The error was acknowledged by Ballotpedia, who explained that the mistake was caused by their reports to Twitter lacking a distinction between declared candidates, who were establishing an online presence before filing, and filed candidates who had officially registered for the elections. Twitter also removed the account for violating its terms of service. The incident highlights the difficult task social media companies face when verifying accounts and guarding against constantly evolving techniques for subverting their platform’s security protocols.

This week’s developments

1) Coinspring Inc. launched Familiar, a smartphone app for faceswapping users into a pre-approved selection of gifs, with the process only requiring a single image of the user to operate. (Product Hunt)

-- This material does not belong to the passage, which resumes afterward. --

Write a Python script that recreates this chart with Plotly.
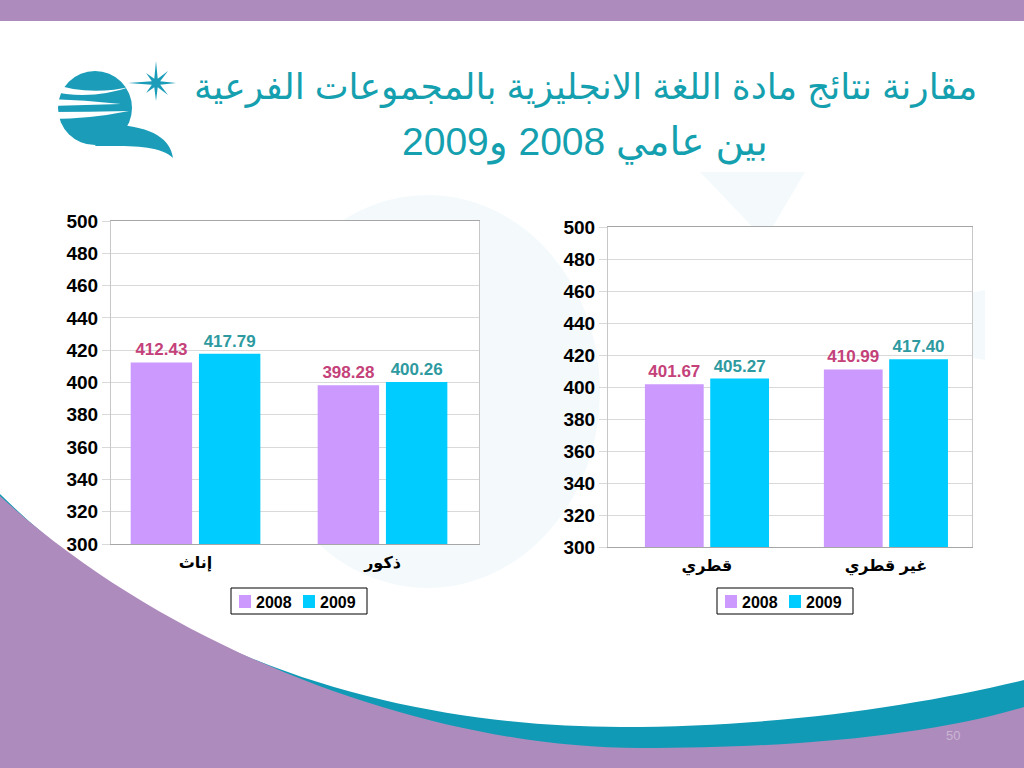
import math
import plotly.graph_objects as go

# ---- data ----
years = ["2008", "2009"]
gender_cats = ["إناث", "ذكور"]
gender_2008 = [412.43, 398.28]
gender_2009 = [417.79, 400.26]
nat_cats = ["قطري", "غير قطري"]
nat_2008 = [401.67, 410.99]
nat_2009 = [405.27, 417.40]
y_ticks = list(range(300, 501, 20))

title_1 = "مقارنة نتائج مادة اللغة الانجليزية بالمجموعات الفرعية"
title_2 = "بين عامي 2008 و2009"

W, H = 1024, 768
FONT = "Liberation Sans, Arial, DejaVu Sans, sans-serif"
C_2008 = "#CC99FF"
C_2009 = "#00CCFF"
T_2008 = "#C4417A"
T_2009 = "#2E9AA0"
TEAL = "#14A0AE"
PURPLE = "#AE8BBD"
BAND = "#119AB5"
bar_colors = [C_2008, C_2009]
text_colors = [T_2008, T_2009]


def px(x, y):
    return f"{x / W:.5f},{1 - y / H:.5f}"


def path(cmds):
    # cmds: list of (letter, [(x, y), ...]) in pixel coordinates
    # plotly keeps only one parameter group per command, so split them
    per = {"M": 1, "L": 1, "Q": 2, "C": 3}
    out = ""
    for c, pts in cmds:
        n = per[c]
        for i in range(0, len(pts), n):
            out += c + " " + " ".join(px(x, y) for x, y in pts[i:i + n]) + " "
    return out + "Z"


shapes = []
annotations = []


def add_path(cmds, color):
    shapes.append(dict(type="path", xref="paper", yref="paper", layer="below",
                       path=path(cmds), fillcolor=color, line=dict(width=0)))


def add_rect(x0, y0, x1, y1, color, layer="below", line=None):
    shapes.append(dict(type="rect", xref="paper", yref="paper", layer=layer,
                       x0=x0 / W, x1=x1 / W, y0=1 - y1 / H, y1=1 - y0 / H,
                       fillcolor=color, line=line or dict(width=0)))


def add_ellipse(x0, y0, x1, y1, color):
    shapes.append(dict(type="circle", xref="paper", yref="paper", layer="below",
                       x0=x0 / W, x1=x1 / W, y0=1 - y1 / H, y1=1 - y0 / H,
                       fillcolor=color, line=dict(width=0)))


def add_text(text, x, y, size, color, anchor="center", bold=False):
    annotations.append(dict(text=text, x=x / W, y=1 - y / H, xref="paper", yref="paper",
                            showarrow=False, xanchor=anchor, yanchor="middle",
                            font=dict(family=FONT, size=size, color=color,
                                      weight="bold" if bold else "normal")))


def add_legend(x0, y0):
    # boxed legend like the Excel one: swatch + year, twice
    add_rect(x0, y0, x0 + 136, y0 + 26, "white", layer="above",
             line=dict(color="black", width=1))
    for i, (yr, col) in enumerate(zip(years, bar_colors)):
        sx = x0 + 8 + i * 64
        add_rect(sx, y0 + 7, sx + 12, y0 + 20, col, layer="above")
        add_text(yr, sx + 15, y0 + 14, 16, "black", anchor="left", bold=True)


# faint watermark
WM = "#F4FAFC"
add_ellipse(255, 195, 600, 588, WM)
add_path([("M", [(700, 172)]), ("L", [(765, 240), (805, 172)])], WM)
add_path([("M", [(985, 290)]), ("L", [(800, 330), (985, 360)])], WM)

# plot area backgrounds (hide watermark inside charts)
add_rect(111, 221, 479, 544, "white")
add_rect(608, 227, 972, 547, "white")

# top band
add_rect(0, 0, W, 21, PURPLE)

# bottom teal band + purple
add_path([("M", [(0, 494)]),
          ("C", [(180, 672), (420, 727), (621, 727)]),
          ("C", [(780, 727), (920, 705), (W, 680)]),
          ("L", [(W, H), (0, H)])], BAND)
add_path([("M", [(0, 496)]),
          ("C", [(170, 652), (430, 748), (640, 748)]),
          ("C", [(800, 748), (930, 735), (W, 707)]),
          ("L", [(W, H), (0, H)])], PURPLE)

# logo
LOGO = "#1B9DB9"
add_ellipse(58, 71, 132, 145, LOGO)
add_path([("M", [(110, 124)]),
          ("C", [(145, 126), (170, 135), (173, 158)]),
          ("C", [(160, 145), (130, 146), (95, 146)])], LOGO)
add_path([("M", [(50, 83)]), ("Q", [(90, 97), (133, 86)]),
          ("Q", [(90, 101), (50, 91)])], "white")
add_path([("M", [(50, 99)]), ("Q", [(85, 100), (121, 104)]),
          ("Q", [(85, 105), (50, 106)])], "white")
add_path([("M", [(50, 112)]), ("Q", [(90, 112), (129, 111)]),
          ("Q", [(90, 119), (50, 119)])], "white")
star_c = (156, 83)
rays = [(0, 28), (45, 14), (90, 22), (135, 17), (180, 20), (225, 17), (270, 18), (315, 14)]
pts = []
for ang, r in rays:
    a = math.radians(ang)
    pts.append((star_c[0] - r * math.cos(a), star_c[1] - r * math.sin(a)))
    a2 = math.radians(ang + 22.5)
    pts.append((star_c[0] - 4.5 * math.cos(a2), star_c[1] - 4.5 * math.sin(a2)))
add_path([("M", [pts[0]]), ("L", pts[1:])], LOGO)

# legends
add_legend(231, 588)
add_legend(717, 588)

# titles and page number
add_text(title_1, 585, 87, 36, TEAL)
add_text(title_2, 585, 143, 39, TEAL)
add_text("50", 953, 735, 13, "#C9B6D1")

fig = go.Figure()

for cats, v08, v09, xa, ya in [
    (gender_cats, gender_2008, gender_2009, "x", "y"),
    (nat_cats, nat_2008, nat_2009, "x2", "y2"),
]:
    for name, vals, col, tcol in zip(years, [v08, v09], bar_colors, text_colors):
        fig.add_trace(go.Bar(
            x=cats, y=vals, name=name, xaxis=xa, yaxis=ya, showlegend=False,
            marker=dict(color=col, line=dict(width=0)),
            texttemplate="%{y:.2f}", textposition="outside", cliponaxis=False,
            textfont=dict(family=FONT, size=17, color=tcol, weight="bold"),
            hoverinfo="skip",
        ))

yax = dict(range=[300, 500], tickvals=y_ticks, showgrid=True, gridcolor="#D9D9D9",
           showline=True, linecolor="#C8C8C8", mirror=True, ticks="outside",
           ticklen=8, tickcolor="#D9D9D9", zeroline=False, automargin=False,
           tickfont=dict(family=FONT, size=19, color="black", weight="bold"))
xax = dict(showline=True, linecolor="#A6A6A6", mirror=True, ticks="",
           ticklabelstandoff=4, automargin=False,
           tickfont=dict(family=FONT, size=16, color="black", weight="bold"))

fig.update_layout(
    width=W, height=H, margin=dict(l=0, r=0, t=0, b=0, pad=0, autoexpand=False),
    paper_bgcolor="white", plot_bgcolor="white", showlegend=False,
    barmode="group", bargap=0.27, bargroupgap=0.1,
    xaxis=dict(domain=[111 / W, 479 / W], anchor="y", range=[-0.452, 1.516], **xax),
    yaxis=dict(domain=[1 - 544 / H, 1 - 221 / H], anchor="x", **yax),
    xaxis2=dict(domain=[608 / W, 972 / W], anchor="y2", range=[-0.553, 1.481], **xax),
    yaxis2=dict(domain=[1 - 547 / H, 1 - 227 / H], anchor="x2", **yax),
    shapes=shapes,
    annotations=annotations,
)

fig.write_html("out.html", config={"displayModeBar": False},
               post_script="document.body.style.margin='0px';")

2) An MIT supported researcher released Fifteen.AI, a free real-time text to speech tool that generates voices of characters from video games and cartoons using minimal training data. (Fifteen.AI)

3) A video circulating on social media was falsely claimed by some users to feature Greta Thunberg firing an AR-15 rifle, with the video actually featuring a young Swedish shooting enthusiast. (AP News)

4) MIT researchers conducted an experiment comparing the persuasive power of political video and text, with results indicating that videos only slightly increased a story’s believability over text. (PsyArXiv)

5) Two musicians synthetically generated and copyrighted “every possible MIDI melody in existence”, before releasing it to the public in an attempt to prevent copyright claims against musicians. (Vice)

6) Tencent and Tianjin university researchers published a new technique for generating synthetic images of a “child’s” face based on a pair of “parent” faces, with control for age and gender. (ArXiv)

Opinions and analysis

Will Instagram filters alter our view of beauty and who we are?

Chris Stokel-Walker explores how the increasing popularity of novelty and beautifying AR filter apps may impact the way we perceive ourselves in relation to our “enhanced” digital selves.

It doesn’t matter if anyone exists or not

Ian Bogost argues that there is little meaningful difference between the way we perceive images of real people and synthetically generated ones, based on the way we view other individuals in modern society.

Could deepfakes be used to train office workers?

Jane Wakefield and Beth Timmins outline some of the different commercial applications of AI-generated synthetic media currently being developed and reflect on the potential ethical challenges they present.